Bouillabaisse is a tasty dish, but it requires hard work, preparation and (possibly) being French, none of which are things we should aspire to.

Here's my lazy take on it.

1 bag of mussels (more or less, depending on your preference) that have been rinsed and _thoroughly_ checked for dead ones and cracked shells. One bad one will ruin both your night and your bathroom porcelain.

Toss these into a large pan with 5 finely diced large garlic cloves and roughly two cups of white wine (I prefer Pinot Grigiot or Sauvignon Blanc). Cover and increase the heat to medium. After about 10 minutes, all the mussels will pop open. Discard any that don't. Toss in a handful of chopped parsley and either A) enjoy your steamed mussels or B) keep going to make bouillabaisse.

Next are the littleneck clams. Make sure they're purged of sand beforehand by putting them into a big bowl of cold water that's liberally salted and had about one-half cup of cornmeal added. They'll purge their sand and suck in the cornmeal.

Drop the littlenecks into the mussel mixture, along with one large can of whole plum tomatoes, one whole chopped fennel bulb, five or six chopped celery stalks. You can also add any large fish heads that you have at this point--sounds gross, but makes a wonderful stock.

Add enough water to just cover the tips of the mussel shells, reduce the heat and wait 30 minutes.

At this point, toss in half a pound of shrimp and several filets of your favorite fish, laid across the top. Once the fish is done, the dish is done.

Spoon it out into bowls, sprinkle more parsley and enjoy.

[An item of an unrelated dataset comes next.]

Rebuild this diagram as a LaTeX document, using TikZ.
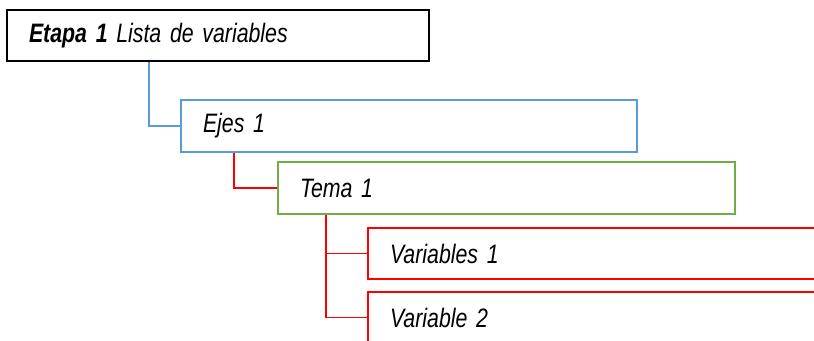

Play around with the quantities and ingredients a little. You can add scallions, green onions, separate the shells from the shrimp and put the shells in at the very beginning to extract their flavor, etc.


----------



## Dixie719 (May 12, 2003)

I take it the French use Bunker Heads to make the stock???


----------



## Fish Bait (Feb 10, 2003)

You forgot the calamari!


----------



## AL_N_VB (Apr 3, 2002)

the only thing I like French are: .................Fries...........Long live feesh head soup


----------